The word was already used to describe a small jug for cream and a type of boat, and a small minority used it for vagina. “It’s this shape that is snippa, I think,” says Kosztovics, cupping her hands together to make a slender, tear-shaped gap.

Milles argues that the word’s success also stems from the fact that it looks like a female form of snopp, but that this is problematic for some feminists.

“The female is the marked case, since the female word seems to be constructed from the male word,” she argued in Snippa: a Success Story, an article published in the journal Gender and Language. “This formal correspondence with hegemonic and heteronormative cultural beliefs about gender and sex, strongly embraced by society as a whole, made it appealing to a large majority of language users.”

But Kosztovics laughs down Swedish feminists who instead want to reclaim the word “fitta”, which, while less strong than cunt in English, nonetheless doubles as a term of abuse.

“It never would have worked. Try to teach the children in England to say, ‘ooh, my cunt is itching’.” Kosztovics breaks into giggles. “If you started in every school in Sweden in the first grade, all the children every morning they stand up and say ‘hello teacher’ and then they say ‘fittor är fina’ [cunts are lovely]. If this was done, then in one generation, yes, you could do it.”
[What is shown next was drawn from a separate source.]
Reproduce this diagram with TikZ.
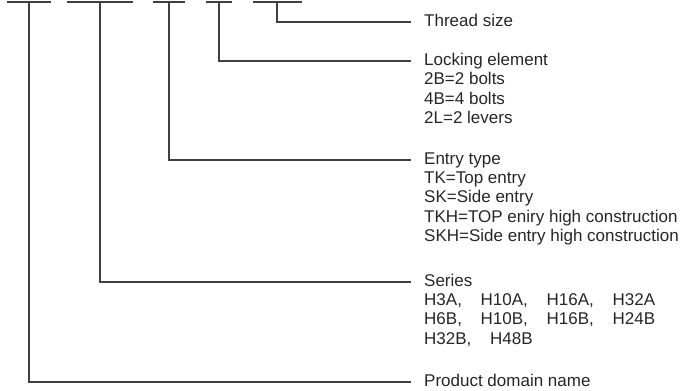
\documentclass[tikz,border=0pt]{standalone}
\usepackage{fontspec}
\setmainfont{Liberation Sans}
\usetikzlibrary{positioning}
\definecolor{linegray}{HTML}{404040}
\definecolor{textgray}{HTML}{262626}
\tikzset{
  field/.style = {draw=linegray, line width=1.2pt},
  title/.style = {anchor=west, inner xsep=13pt, inner ysep=0pt, text height=12pt, text depth=4pt, text=textgray, font=\fontsize{17}{19.5}\selectfont},
  items/.style = {inner xsep=13pt, inner ysep=0pt, align=left, text=textgray, font=\fontsize{17}{19.5}\selectfont}
}

\begin{document}
\begin{tikzpicture}[x=1pt, y=-1pt]
\useasboundingbox (0,0) rectangle (686,391);
% code fields
\coordinate (f1) at (29,2);
\coordinate (f2) at (100,2);
\coordinate (f3) at (169,2);
\coordinate (f4) at (219,2);
\coordinate (f5) at (277,2);
\draw [field] (7,2) -- (51,2);
\draw [field] (67,2) -- (133,2);
\draw [field] (153,2) -- (185,2);
\draw [field] (206,2) -- (232,2);
\draw [field] (253,2) -- (302,2);
% labels
\node[title] (thread) at (411,22) {Thread size};
\node[title] (lock) at (411,61) {Locking element};
\node[items, below right=3pt and 0pt of lock.south west] (lockl) {2B=2 bolts\\4B=4 bolts\\2L=2 levers};
\node[title] (entry) at (411,160) {Entry type};
\node[items, below right=3pt and 0pt of entry.south west] (entryl) {TK=Top entry\\SK=Side entry\\TKH=TOP eniry high construction\\SKH=Side entry high construction};
\node[title] (series) at (411,282) {Series};
\node[items, below right=3pt and 0pt of series.south west] (seriesl) {H3A,\hspace{1.1em}H10A,\hspace{1.1em}H16A,\hspace{1.1em}H32A\\H6B,\hspace{1.1em}H10B,\hspace{1.1em}H16B,\hspace{1.1em}H24B\\H32B,\hspace{1.1em}H48B};
\node[title] (domain) at (411,382) {Product domain name};
% leaders
\draw [field] (f5) |- (thread.west);
\draw [field] (f4) |- (lock.west);
\draw [field] (f3) |- (entry.west);
\draw [field] (f2) |- (series.west);
\draw [field] (f1) |- (domain.west);
\end{tikzpicture}
\end{document}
Even launching snippa involved some indoctrination. Kosztovics encouraged nursery school teachers to put up notes on their doors asking: “Have you said snippa today?”

She argues the risk of the word not sticking was too great to get lost in feminist scruples. When she first visited nursery schools, she discovered that while boys were told, “dry your willy”, girls were often told only, “dry yourself”. “If there isn’t a word you can easily use, there’s a very big risk that you don’t use any word at all, and that’s a problem,” she argues. “If there’s one, and only one, part of your body that hasn’t got a name, then people experience that as a taboo.”

Petter Bragée, the Swedish television producer behind the Snoppen och Snippan song, argues that nowadays the word has shed any taint of political correctness or feminist controversy.

“I think, when it was invented, it was almost only used in nursery schools, but now it has spread a lot, and I think this song was the tipping point. Snopp was natural and snippa is now natural too.”

Kosztovics’s next project (besides her main job working with Malmö’s criminal gangs) is, she admits, “much more complicated”. She is working with a group of nursery schools to “empower” children in discovering their sexuality.

If I see my daughter playing with her vagina, Kosztovics says I should not stop her or even ignore her.

“Just look at her and smile,” she says, mimicking the appropriate look of parental approval.